■ WRITTEN INSTRUCTION
The line holding "const fmt = v" is the last one to output; start at the first line of the data, keep every line in between exactly, and leave out pictures.

-------------------------

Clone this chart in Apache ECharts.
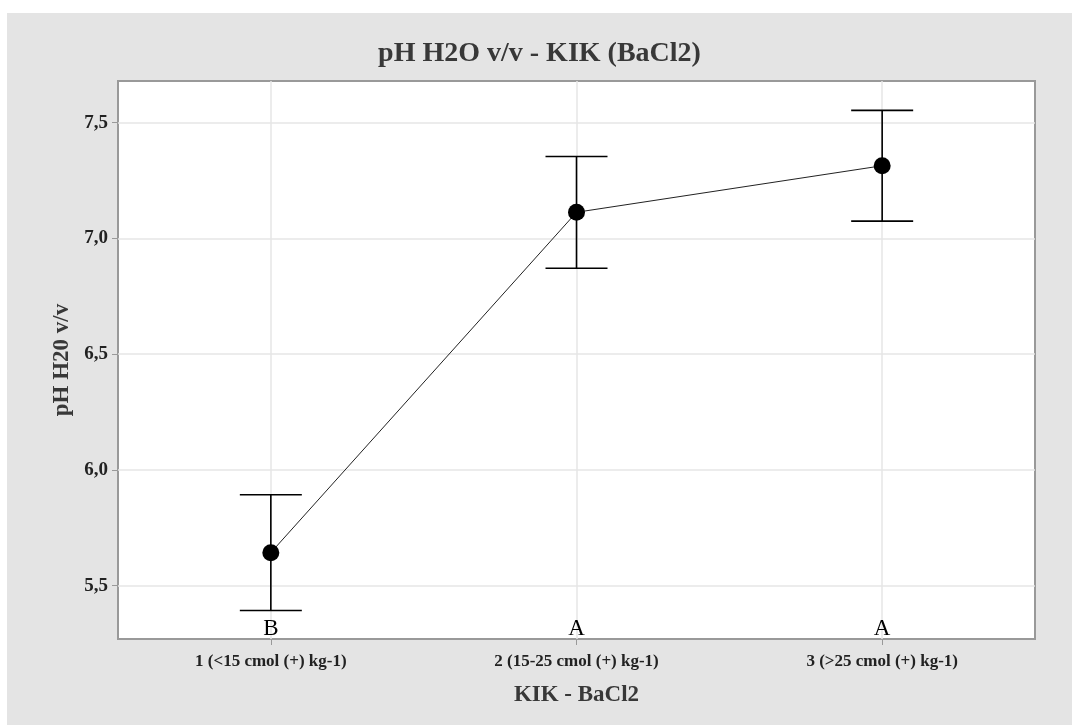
<!DOCTYPE html>
<html>
<head>
<meta charset="utf-8">
<script src="https://cdn.jsdelivr.net/npm/echarts@6/dist/echarts.min.js"></script>
<style>
html,body{margin:0;padding:0;background:#fff;}
#c{position:absolute;left:7px;top:13px;width:1065px;height:712px;background:#e4e4e4;}
</style>
</head>
<body>
<div id="c"></div>
<script>
const categories = ['1 (<15 cmol (+) kg-1)', '2 (15-25 cmol (+) kg-1)', '3 (>25 cmol (+) kg-1)'];
const means = [5.643, 7.113, 7.314];
const upper = [5.893, 7.354, 7.553];
const lower = [5.393, 6.871, 7.075];
const groupLetters = ['B', 'A', 'A'];
const yTicks = [5.5, 6.0, 6.5, 7.0, 7.5];
const yMin = 5.27, yMax = 7.68;

const serif = '"Liberation Serif", "DejaVu Serif", serif';
const chart = echarts.init(document.getElementById('c'), null, {renderer: 'canvas'});

const fmt = v => v.toFixed(1).replace('.', ',');

chart.setOption({
  animation: false,
  backgroundColor: '#e4e4e4',
  title: {
    text: 'pH H2O v/v - KIK (BaCl2)',
    left: 'center', top: 22,
    textStyle: {fontFamily: serif, fontWeight: 'bold', fontSize: 28, color: '#383838'}
  },
  grid: {
    left: 111, top: 68, right: 37, bottom: 86,
    show: true, backgroundColor: '#fff', borderColor: '#999', borderWidth: 2
  },
  xAxis: {
    type: 'category', data: categories, boundaryGap: true,
    name: 'KIK - BaCl2', nameLocation: 'middle', nameGap: 45,
    nameTextStyle: {fontFamily: serif, fontWeight: 'bold', fontSize: 23, color: '#383838'},
    axisLine: {show: false},
    axisTick: {show: true, alignWithLabel: true, length: 6, lineStyle: {color: '#999'}},
    axisLabel: {fontFamily: serif, fontWeight: 'bold', fontSize: 17, color: '#222', margin: 14},
    splitLine: {show: false}
  },
  yAxis: {
    type: 'value', min: yMin, max: yMax,
    name: 'pH H20 v/v', nameLocation: 'middle', nameGap: 44, nameRotate: 90,
    nameTextStyle: {fontFamily: serif, fontWeight: 'bold', fontSize: 23, color: '#383838'},
    axisLine: {show: false},
    axisTick: {show: true, length: 6, lineStyle: {color: '#999'}, customValues: yTicks},
    axisLabel: {fontFamily: serif, fontWeight: 'bold', fontSize: 19, color: '#222', margin: 10,
                customValues: yTicks, formatter: v => fmt(v)},
    splitLine: {show: false}
  },
  series: [
    {
      type: 'line', data: [], z: 1, silent: true,
      markLine: {
        z: 1, silent: true, symbol: 'none', label: {show: false},
        lineStyle: {color: '#e6e6e6', width: 1.5, type: 'solid'},
        data: yTicks.map(v => ({yAxis: v})).concat(categories.map(c => ({xAxis: c})))
      }
    },
    {
      type: 'custom', z: 6,
      data: categories.map((c, i) => [i, lower[i], upper[i]]),
      renderItem: function (params, api) {
        const i = api.value(0);
        const lo = api.coord([i, api.value(1)]);
        const hi = api.coord([i, api.value(2)]);
        const hw = 31;
        const st = {stroke: '#000', lineWidth: 1.6};
        return {type: 'group', children: [
          {type: 'line', shape: {x1: lo[0], y1: lo[1], x2: hi[0], y2: hi[1]}, style: st},
          {type: 'line', shape: {x1: hi[0] - hw, y1: hi[1], x2: hi[0] + hw, y2: hi[1]}, style: st},
          {type: 'line', shape: {x1: lo[0] - hw, y1: lo[1], x2: lo[0] + hw, y2: lo[1]}, style: st}
        ]};
      }
    },
    {
      type: 'line', data: means, z: 7,
      symbol: 'circle', symbolSize: 17,
      itemStyle: {color: '#000'},
      lineStyle: {color: '#222', width: 1}
    },
    {
      type: 'custom', z: 8,
      data: groupLetters.map((l, i) => [i, yMin]),
      renderItem: function (params, api) {
        const p = api.coord([api.value(0), api.value(1)]);
        return {type: 'text', x: p[0], y: p[1] + 1, style: {
          text: groupLetters[params.dataIndex], fontFamily: serif, fontSize: 23,
          fill: '#000', align: 'center', verticalAlign: 'bottom'
        }};
      }
    }
  ]
});
</script>
</body>
</html>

-------------------------

■ FINAL RESULT
Clone this chart in Apache ECharts.
<!DOCTYPE html>
<html>
<head>
<meta charset="utf-8">
<script src="https://cdn.jsdelivr.net/npm/echarts@6/dist/echarts.min.js"></script>
<style>
html,body{margin:0;padding:0;background:#fff;}
#c{position:absolute;left:7px;top:13px;width:1065px;height:712px;background:#e4e4e4;}
</style>
</head>
<body>
<div id="c"></div>
<script>
const categories = ['1 (<15 cmol (+) kg-1)', '2 (15-25 cmol (+) kg-1)', '3 (>25 cmol (+) kg-1)'];
const means = [5.643, 7.113, 7.314];
const upper = [5.893, 7.354, 7.553];
const lower = [5.393, 6.871, 7.075];
const groupLetters = ['B', 'A', 'A'];
const yTicks = [5.5, 6.0, 6.5, 7.0, 7.5];
const yMin = 5.27, yMax = 7.68;

const serif = '"Liberation Serif", "DejaVu Serif", serif';
const chart = echarts.init(document.getElementById('c'), null, {renderer: 'canvas'});

const fmt = v => v.toFixed(1).replace('.', ',');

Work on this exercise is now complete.